Hanna posted on Twitter and Instagram about his encounter and alerted a Dutch NGO, which managed to pull strings and confirmed that Jan had quickly left Bangkok after the encounter with him.

He said Dutch public radio then contacted him and wanted to interview him. At the last minute, the radio program pulled out because the politician from a political party which support a travel ban on people like Jan told the radio it is a private matter.

“The program wanted to make it happen but said they needed a politician or expert in the episode to make it a discussion. So, they cancelled it due to the fact that no relevant politician or lawyer wanted to talk about the issue.”

“[They] cancelled it, saying it’s a private matter. We have a problem talking about the issue and not getting emotional,” Hanna told me.

Hanna added it is surreal, however, as in Holland, you cannot leave the country if you have not paid your parking fine.

“You can be stopped at the airport. I think it doesn’t make sense. They put children here at risk. I am criticizing my country for not doing the right thing. People here deserve better than that,” he said, adding that underage Thais should not be exploited due to the gap of income between Thailand and the Netherlands.

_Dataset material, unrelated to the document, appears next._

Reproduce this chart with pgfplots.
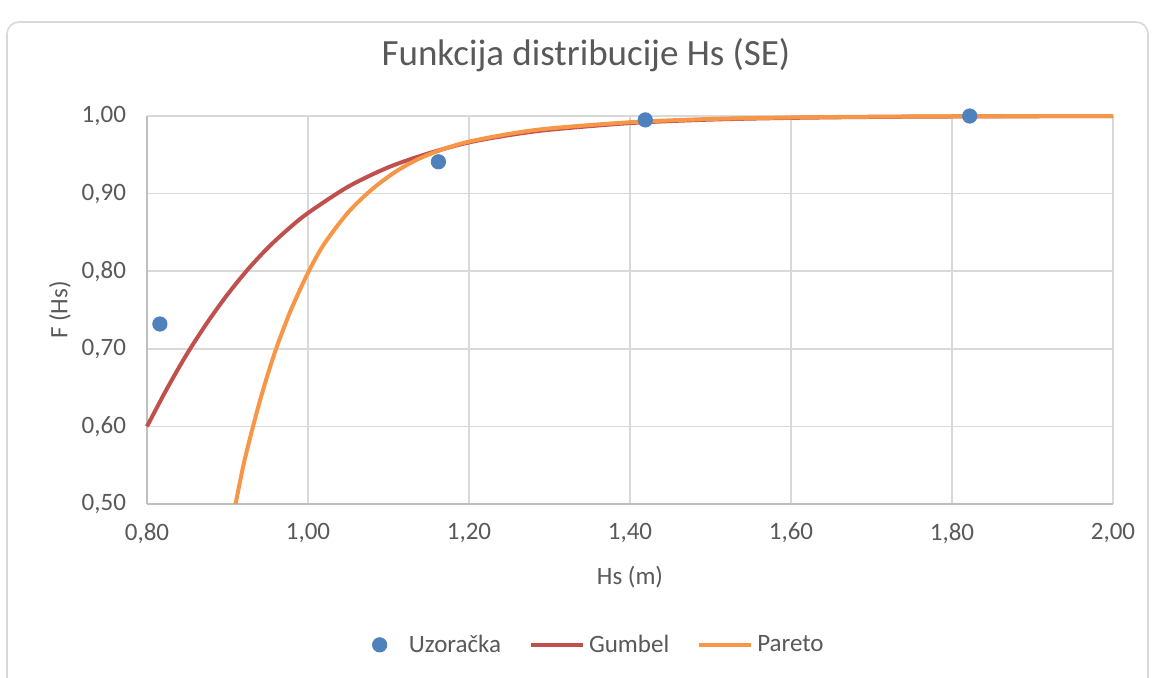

May be Thailand needs to implement a certain system, he added.

Listening to Hanna’s last words, a recommendation for Thailand, I wonder if I should, or could, expect more from Thai society, particularly the Thai authorities, to tackle the issue which has left some young Thais vulnerable or with permanent psychological scars as a result of sexual exploitations.

Perhaps Thai NGOs could keep tabs on the names of these convicted foreign pedophiles and send it to the Thai Immigration Police to monitor? I offered no words to Hanna that would encourage him to expect more.